Giudizio: 7/10
La figura del monaco buddhista cinese Xuan Zang è prevalentemente conosciuta, soprattutto in ambito cinematografico, per essere stata ispiratrice di uno dei protagonisti del romanzo Viaggio in Occidente di Wu Cheng'en a sua volte fonte inesauribile di trasposizioni cinematografiche; il romanzo scritto circa 1000 anni dopo l'epoca Tang in cui il monaco visse è una versione mitizzata, fantastica, popolare e morale del viaggio che Xuan Zang compì per 16 anni verso l'India alla ricerca dei sacri testi buddhisti.

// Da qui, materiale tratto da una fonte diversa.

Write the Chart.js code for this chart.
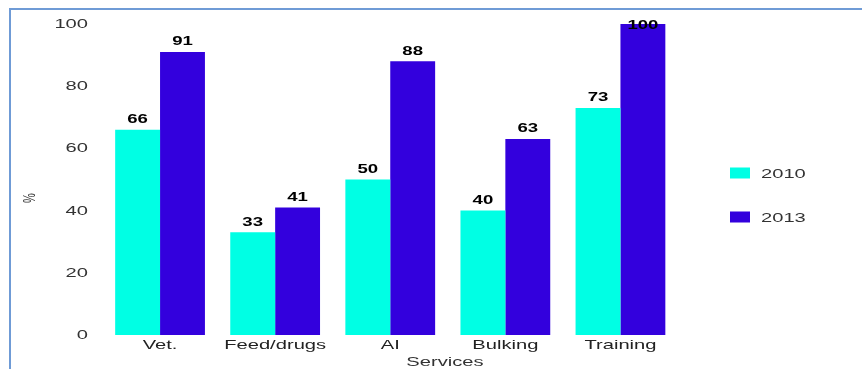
<!DOCTYPE html>
<html>
<head>
<meta charset="utf-8">
<script src="https://cdn.jsdelivr.net/npm/chart.js@4.4.1/dist/chart.umd.min.js"></script>
<style>
  html, body { margin: 0; padding: 0; background: #ffffff; }
  #wrap { position: relative; width: 862px; height: 369px; overflow: hidden; }
  #frame {
    position: absolute; left: 9px; top: 8px; right: -4px; bottom: -4px;
    border-left: 2px solid #6f9bd6; border-top: 2px solid #6f9bd6;
  }
  canvas { position: absolute; left: 0; top: 0; }
</style>
</head>
<body>
<div id="wrap">
  <div id="frame"></div>
  <canvas id="chart" width="862" height="369"></canvas>
</div>
<script>
// Access to services by year (% of households)
const categories = ['Vet.', 'Feed/drugs', 'AI', 'Bulking', 'Training'];
const values2010 = [66, 33, 50, 40, 73];
const values2013 = [91, 41, 88, 63, 100];
const seriesNames = ['2010', '2013'];
const seriesColors = ['#00FFE4', '#3300DD'];
const yTicks = [0, 20, 40, 60, 80, 100];

const FONT = "'Liberation Sans', Arial, sans-serif";
const WIDE = 1.55; // horizontal stretch of all text

// draws text with horizontally widened glyphs
function wideText(ctx, text, x, y, align, baseline, rotate) {
  ctx.save();
  ctx.translate(x, y);
  ctx.scale(WIDE, 1);
  if (rotate) ctx.rotate(rotate);
  ctx.textAlign = align;
  ctx.textBaseline = baseline;
  ctx.fillText(text, 0, 0);
  ctx.restore();
}

// axis tick labels drawn from the chart's own scales
const axisLabels = {
  id: 'axisLabels',
  afterDraw(chart) {
    const ctx = chart.ctx;
    const area = chart.chartArea;
    const xs = chart.scales.x, ys = chart.scales.y;
    ctx.save();
    ctx.font = "13px " + FONT;
    ctx.fillStyle = '#333333';
    ys.ticks.forEach(t => {
      wideText(ctx, String(t.value), area.left - 14.5, ys.getPixelForValue(t.value) + 0.5, 'right', 'middle');
    });
    ctx.fillStyle = '#222222';
    categories.forEach((c, i) => {
      wideText(ctx, c, xs.getPixelForTick(i), area.bottom + 10, 'center', 'middle');
    });
    ctx.fillStyle = '#333333';
    wideText(ctx, 'Services', 445, 362, 'center', 'middle');
    ctx.font = "11px " + FONT;
    wideText(ctx, '%', 30, 198, 'center', 'middle', -Math.PI / 2);
    ctx.restore();
  }
};

// value labels above each bar
const valueLabels = {
  id: 'valueLabels',
  afterDatasetsDraw(chart) {
    const ctx = chart.ctx;
    const top = chart.chartArea.top;
    ctx.save();
    ctx.font = "bold 12px " + FONT;
    ctx.fillStyle = '#000000';
    chart.data.datasets.forEach((ds, di) => {
      chart.getDatasetMeta(di).data.forEach((bar, i) => {
        const y = Math.max(bar.y - 10, top + 2);
        wideText(ctx, String(ds.data[i]), bar.x, y, 'center', 'middle');
      });
    });
    ctx.restore();
  }
};

// legend on the right
const sideLegend = {
  id: 'sideLegend',
  afterDraw(chart) {
    const ctx = chart.ctx;
    const area = chart.chartArea;
    ctx.save();
    ctx.font = "13px " + FONT;
    chart.data.datasets.forEach((ds, i) => {
      const cy = area.top + 149 + i * 44;
      const bx = area.right + 52;
      ctx.fillStyle = ds.backgroundColor;
      ctx.fillRect(bx, cy - 5.5, 20, 11);
      ctx.fillStyle = '#333333';
      wideText(ctx, ds.label, bx + 31, cy + 1, 'left', 'middle');
    });
    ctx.restore();
  }
};

new Chart(document.getElementById('chart'), {
  type: 'bar',
  data: {
    labels: categories,
    datasets: [
      { label: seriesNames[0], data: values2010, backgroundColor: seriesColors[0], borderWidth: 0 },
      { label: seriesNames[1], data: values2013, backgroundColor: seriesColors[1], borderWidth: 0 }
    ]
  },
  options: {
    responsive: false,
    animation: false,
    devicePixelRatio: 1,
    layout: { padding: { left: 18, right: 184, top: 24, bottom: 0 } },
    datasets: { bar: { barPercentage: 1.0, categoryPercentage: 0.78 } },
    plugins: { legend: { display: false }, tooltip: { enabled: false } },
    scales: {
      x: {
        grid: { display: false, drawTicks: false },
        border: { display: false },
        ticks: { display: false },
        afterFit(scale) { scale.height = 34; }
      },
      y: {
        min: 0,
        max: 100,
        afterBuildTicks(scale) { scale.ticks = yTicks.map(v => ({ value: v })); },
        grid: { display: false, drawTicks: false },
        border: { display: false },
        ticks: { display: false },
        afterFit(scale) { scale.width = 84.5; }
      }
    }
  },
  plugins: [valueLabels, axisLabels, sideLegend]
});
</script>
</body>
</html>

Ma al di là del personaggio quasi fantastico che ci viene presentato nel romanzo, la figura di Xuan Zang ha chiarissime connotazioni storiche in quanto lui stesso fu autore di un resoconto dettagliato del suo viaggio, popolato non solo di tematiche filosofiche e religiose ma anche antropologiche al punto che taluno ha visto nel monaco buddhista quasi un precursore di Marco Polo in versione orientale, oltre che un prezioso testimone di civiltà quasi sconosciute.
Sulla figura storica di Xuan Zang, quindi spogliata da compagni di viaggio immortali e demoni, il regista Huo Jianqi costruisce il suo racconto in quella che è la prima coproduzione indio-cinese, destinata quindi ad aprire la collaborazione tra le due cinematografie più grandi e ricche dell'oriente.
Il racconto parte dal momento in cui il monaco decise di intraprendere il viaggio, incoraggiato dall'imperatore , sfidando i rischi e i pericoli , forte del suo fervore.
Il prologo alla storia si svolge nei giorni nostri a Mumbai dove un giovane studente chiede presso una biblioteca universitaria il testo scritto da Alexander Cunningham sulla antica geografia dell'India nella quale l'archeologo racconta come i suoi studi furono indirizzati dalle testimonianze di Xuan Zang.
Superando la ritrosia dei governatori delle provincie di confine inizialmente decisi a non concedere al monaco la possibilità di varcare i confini dell'impero , sottoposto in quell'epoca a frequenti attacchi dall'esterno, Xuan Zang riesce ad intraprendere il suo viaggio avventuroso tra banditi e il deserto del Gobi, carovane sulla via della seta e montagne impervie, riuscendo a raggiungere l'India fino al Tempio di Nalanda, meta finale del viaggio, dove sono conservate le sacre scritture.
Non appare difficile credere quindi come il viaggio diventi un'eccellente modello per un film che contenga sia l'aspetto avventuroso che quello morale-filosofico, contrappuntato come è di pensieri buddhisti e di dispute filosofiche; la abbacinante bellezza dei luoghi, ottimamente fotografati da Sun Ming ne fanno quasi una moderna versione di quei film per ragazzi che raccontano di grandi viaggiatori ed esploratori.
Sarebbe comunque sbagliato pensare a Xuan Zang come ad un film che fa solo dell'estetica dell'avventura e dell'antropologia spicciola il suo punto di forza; la figura del monaco , infatti, diventa , per lo meno fino al suo arrivo alla meta, quella tipica dell'eroe solitario, animato da grande fervore e da una fede incrollabile che cerca di inseguire il suo sogno, quello di poter mettere le mani su alcuni dei testi irrinunciabili del buddhismo, tradurli e divulgarli nel suo paese.
Nel suo insieme il film funziona, grazie anche allo sforzo mastodontico messo in piedi dal punto di vista commerciale , senza che questo ultimo aspetto infici la riuscita dell'opera: grande star cinese (Huang Xiaoming) , grandi attori indiani, la mano di Wong Kar Wai , ufficialmente consulente artistico, ma in un paio di passaggi la sua ispirazione è fortissima, uno stuolo di studiosi buddhisti come consulenti a suggellare l'importanza dell'aspetto storico-religioso che anima il film; pur se spesso Xuan Zang si adagia su toni e ritmi contenuti, quasi meditativi, l'interesse comunque non viene meno, e ,pur rimanendo su livelli inferiori rispetto ad altri suoi lavori ( lo splendido Postmen in the Mountain o Life Show), cimentandosi in un kolossal, Huo Jianqi mostra pur sempre una buona regia.
Il risultato di tale sforzo è la nomination decretata per rappresentare la Cina agli Oscar, pesante marchio impresso sul film , soprattutto per l'importanza della coproduzione indiana.